The plane buffeted and bounced us first to Dallas on a crowded flight that was accommodating three days of ice delayed Portland travelers, to a far more laid back flight to Cancun. Our indicator of a great flight is when the attendant notices Eric grimacing in his seat and moves us to an exit row. Ahhh relief!


One quick night in party-central Cancun started our transition to a sandy paradise of swinging hammocks and gentle seaside breezes on Isla Holbox (ole-bosch). We folded ourselves into bus seats for the 3-hour drive to Chiquilá, Quintana Roo where the Holbox Express “lancha” took us a on a short 20-minute ride across a windy bay, escorted by huge frigate birds, to the beginning of our new adventure. We couldn’t help but notice that the majority of our fellow passengers were an international collection of oldsters like us and young travelers of the barefoot, backpack, and tie-dye variety.

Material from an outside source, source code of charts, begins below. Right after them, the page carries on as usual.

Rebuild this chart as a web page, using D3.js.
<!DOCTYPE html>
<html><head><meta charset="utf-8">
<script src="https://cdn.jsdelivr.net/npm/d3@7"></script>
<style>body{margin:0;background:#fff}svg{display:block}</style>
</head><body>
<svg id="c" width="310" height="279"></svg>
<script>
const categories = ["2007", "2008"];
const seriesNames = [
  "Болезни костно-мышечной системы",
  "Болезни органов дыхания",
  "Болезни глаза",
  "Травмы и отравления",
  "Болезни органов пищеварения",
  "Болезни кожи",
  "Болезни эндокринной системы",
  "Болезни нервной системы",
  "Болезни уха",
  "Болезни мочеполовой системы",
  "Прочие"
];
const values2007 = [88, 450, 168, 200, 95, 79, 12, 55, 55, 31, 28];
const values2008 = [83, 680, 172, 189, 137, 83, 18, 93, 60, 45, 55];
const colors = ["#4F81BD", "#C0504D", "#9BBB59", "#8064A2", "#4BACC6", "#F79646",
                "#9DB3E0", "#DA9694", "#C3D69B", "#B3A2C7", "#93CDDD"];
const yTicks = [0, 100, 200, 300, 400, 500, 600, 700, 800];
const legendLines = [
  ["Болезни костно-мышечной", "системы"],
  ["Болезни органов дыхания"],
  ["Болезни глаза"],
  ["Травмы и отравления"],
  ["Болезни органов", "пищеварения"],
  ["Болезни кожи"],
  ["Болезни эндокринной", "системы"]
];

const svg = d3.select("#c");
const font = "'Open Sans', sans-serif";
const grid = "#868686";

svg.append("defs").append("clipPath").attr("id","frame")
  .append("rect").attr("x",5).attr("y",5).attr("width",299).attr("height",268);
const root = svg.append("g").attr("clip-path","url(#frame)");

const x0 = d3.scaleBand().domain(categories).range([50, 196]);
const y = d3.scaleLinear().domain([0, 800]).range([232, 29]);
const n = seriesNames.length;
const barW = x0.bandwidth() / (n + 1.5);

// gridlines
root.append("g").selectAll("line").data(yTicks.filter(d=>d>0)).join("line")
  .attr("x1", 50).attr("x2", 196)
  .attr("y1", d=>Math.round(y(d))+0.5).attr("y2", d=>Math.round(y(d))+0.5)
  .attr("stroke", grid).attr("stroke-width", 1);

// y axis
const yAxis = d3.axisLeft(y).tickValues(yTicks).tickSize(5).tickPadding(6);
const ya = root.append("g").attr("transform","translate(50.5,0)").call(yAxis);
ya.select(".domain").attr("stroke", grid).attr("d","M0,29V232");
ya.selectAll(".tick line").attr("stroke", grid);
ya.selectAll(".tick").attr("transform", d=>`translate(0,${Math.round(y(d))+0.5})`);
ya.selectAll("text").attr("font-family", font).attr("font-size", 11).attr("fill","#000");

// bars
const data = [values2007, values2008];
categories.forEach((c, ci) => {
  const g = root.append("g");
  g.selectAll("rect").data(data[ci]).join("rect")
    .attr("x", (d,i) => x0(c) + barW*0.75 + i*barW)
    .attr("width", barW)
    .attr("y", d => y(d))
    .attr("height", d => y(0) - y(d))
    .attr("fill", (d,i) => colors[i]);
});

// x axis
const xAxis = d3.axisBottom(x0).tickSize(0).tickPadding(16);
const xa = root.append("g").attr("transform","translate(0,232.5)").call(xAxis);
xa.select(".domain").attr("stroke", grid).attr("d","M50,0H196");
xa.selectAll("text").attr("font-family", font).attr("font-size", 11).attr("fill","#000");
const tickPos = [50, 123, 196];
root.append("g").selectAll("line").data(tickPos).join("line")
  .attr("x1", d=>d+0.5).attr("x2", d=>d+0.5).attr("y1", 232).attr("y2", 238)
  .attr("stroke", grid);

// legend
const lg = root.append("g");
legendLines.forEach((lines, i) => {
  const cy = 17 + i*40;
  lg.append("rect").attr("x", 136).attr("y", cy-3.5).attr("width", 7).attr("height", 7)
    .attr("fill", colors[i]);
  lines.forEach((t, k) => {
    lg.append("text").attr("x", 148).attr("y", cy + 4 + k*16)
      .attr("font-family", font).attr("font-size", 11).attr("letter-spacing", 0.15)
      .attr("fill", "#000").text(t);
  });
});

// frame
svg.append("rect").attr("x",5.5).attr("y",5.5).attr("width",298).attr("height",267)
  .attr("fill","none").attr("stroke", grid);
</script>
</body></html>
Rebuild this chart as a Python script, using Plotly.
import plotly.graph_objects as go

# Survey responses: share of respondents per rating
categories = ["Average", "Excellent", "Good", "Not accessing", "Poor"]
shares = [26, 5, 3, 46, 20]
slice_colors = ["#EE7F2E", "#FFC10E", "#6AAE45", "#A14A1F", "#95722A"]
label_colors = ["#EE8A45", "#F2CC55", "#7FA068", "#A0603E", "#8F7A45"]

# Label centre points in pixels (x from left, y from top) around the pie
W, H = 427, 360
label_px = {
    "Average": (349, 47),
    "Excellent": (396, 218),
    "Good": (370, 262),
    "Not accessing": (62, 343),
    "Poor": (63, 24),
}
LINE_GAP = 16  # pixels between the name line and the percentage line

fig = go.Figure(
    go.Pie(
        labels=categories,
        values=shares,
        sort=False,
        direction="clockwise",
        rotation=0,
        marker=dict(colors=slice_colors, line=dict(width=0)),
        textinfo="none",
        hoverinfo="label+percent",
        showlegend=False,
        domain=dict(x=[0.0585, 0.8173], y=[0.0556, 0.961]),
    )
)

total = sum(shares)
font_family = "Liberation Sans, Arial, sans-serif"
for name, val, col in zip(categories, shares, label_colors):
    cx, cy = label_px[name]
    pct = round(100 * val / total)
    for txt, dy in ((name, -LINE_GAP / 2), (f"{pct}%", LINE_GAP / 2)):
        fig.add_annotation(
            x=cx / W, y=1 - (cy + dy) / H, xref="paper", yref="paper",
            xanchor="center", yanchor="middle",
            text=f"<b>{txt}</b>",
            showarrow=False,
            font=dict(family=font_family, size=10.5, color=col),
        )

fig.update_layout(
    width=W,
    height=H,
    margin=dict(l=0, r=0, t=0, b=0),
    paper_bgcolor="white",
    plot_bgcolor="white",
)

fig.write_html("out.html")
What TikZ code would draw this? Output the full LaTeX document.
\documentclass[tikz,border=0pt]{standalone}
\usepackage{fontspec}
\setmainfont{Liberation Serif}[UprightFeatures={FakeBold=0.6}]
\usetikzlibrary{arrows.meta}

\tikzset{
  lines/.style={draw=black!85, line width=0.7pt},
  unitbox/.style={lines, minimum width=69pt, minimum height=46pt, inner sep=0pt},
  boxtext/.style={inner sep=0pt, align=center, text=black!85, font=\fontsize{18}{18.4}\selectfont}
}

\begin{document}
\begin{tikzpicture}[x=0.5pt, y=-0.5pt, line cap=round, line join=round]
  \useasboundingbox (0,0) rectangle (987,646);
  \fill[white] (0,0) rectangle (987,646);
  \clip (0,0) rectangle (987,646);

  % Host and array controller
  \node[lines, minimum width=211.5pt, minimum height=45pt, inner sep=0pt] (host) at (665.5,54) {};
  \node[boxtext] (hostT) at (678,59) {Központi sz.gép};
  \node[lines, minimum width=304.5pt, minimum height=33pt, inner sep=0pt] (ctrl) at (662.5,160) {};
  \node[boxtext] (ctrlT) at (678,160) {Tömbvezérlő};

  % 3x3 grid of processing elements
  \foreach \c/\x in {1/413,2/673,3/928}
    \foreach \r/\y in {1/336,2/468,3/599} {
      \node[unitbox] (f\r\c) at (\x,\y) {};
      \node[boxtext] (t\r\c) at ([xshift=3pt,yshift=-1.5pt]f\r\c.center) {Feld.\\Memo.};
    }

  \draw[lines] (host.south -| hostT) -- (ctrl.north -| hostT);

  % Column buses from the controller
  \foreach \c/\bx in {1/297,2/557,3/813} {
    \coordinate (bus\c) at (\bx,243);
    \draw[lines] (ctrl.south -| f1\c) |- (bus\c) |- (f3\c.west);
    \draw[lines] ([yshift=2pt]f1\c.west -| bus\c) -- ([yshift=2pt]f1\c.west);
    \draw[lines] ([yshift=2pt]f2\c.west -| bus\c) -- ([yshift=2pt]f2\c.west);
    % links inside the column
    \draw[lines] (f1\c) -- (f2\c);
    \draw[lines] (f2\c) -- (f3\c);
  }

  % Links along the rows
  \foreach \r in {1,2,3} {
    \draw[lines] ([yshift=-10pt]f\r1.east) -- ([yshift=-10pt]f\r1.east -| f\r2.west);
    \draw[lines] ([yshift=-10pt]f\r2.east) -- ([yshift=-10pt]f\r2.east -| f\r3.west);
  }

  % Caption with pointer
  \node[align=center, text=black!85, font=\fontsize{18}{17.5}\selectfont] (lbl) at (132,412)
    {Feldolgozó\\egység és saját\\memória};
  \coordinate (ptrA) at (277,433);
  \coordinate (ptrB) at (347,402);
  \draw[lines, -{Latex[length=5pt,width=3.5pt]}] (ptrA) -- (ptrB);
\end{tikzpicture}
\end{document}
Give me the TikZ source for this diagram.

At last, the crew deposited us at the terminal on Holbox. We discovered that the primary mode of transport was golf carts (carritos) that worked perfectly for the sandy, unpaved roads of the island. More bouncing through the main streets of souvenir shops and tour offices and out onto the beach where we passed knots of barefoot, possibly chemically altered, hippies ogling the sunset- including one couple that appeared to be picking bugs out of their Bob Marley dreadlocks -to our room at the isolated beachfront hotel, the Golden Paradise.


After a night’s rest listening to the incoming tide break under the hotel, we awoke to see pelicans, gulls and cormorants roosting on the pilings below our room. The fresh sea air scent mixed with pungent seaweed that the locals are hope will rebuild their eroding beaches. Our hotel keeper, Amanda, her son, Juanito, and their little black dog are warm and welcoming as is as the large Mexican family on holiday next door.






As we ventured out to explore the town’s sandy center in “la manana”, we couldn’t help but notice a collapsed portion of a building just down the beach from our place that had clearly been overwhelmed by encroaching tides of this subsiding coastline. That, along with a collapsed palapa that looked for all the world like some native representation of a radar dish, gave our little spot a decidedly unique feel. Just behind our place, a skeleton crew of workmen were cutting rebar and cementing in concrete bricks on another building that seemed destined for the same fate as the palapa. Nevertheless, the workmen went about their tasks with the stoic industriousness that seems ubiquitous in Mexico. This is Holbox, a place of shifting sands and changing times.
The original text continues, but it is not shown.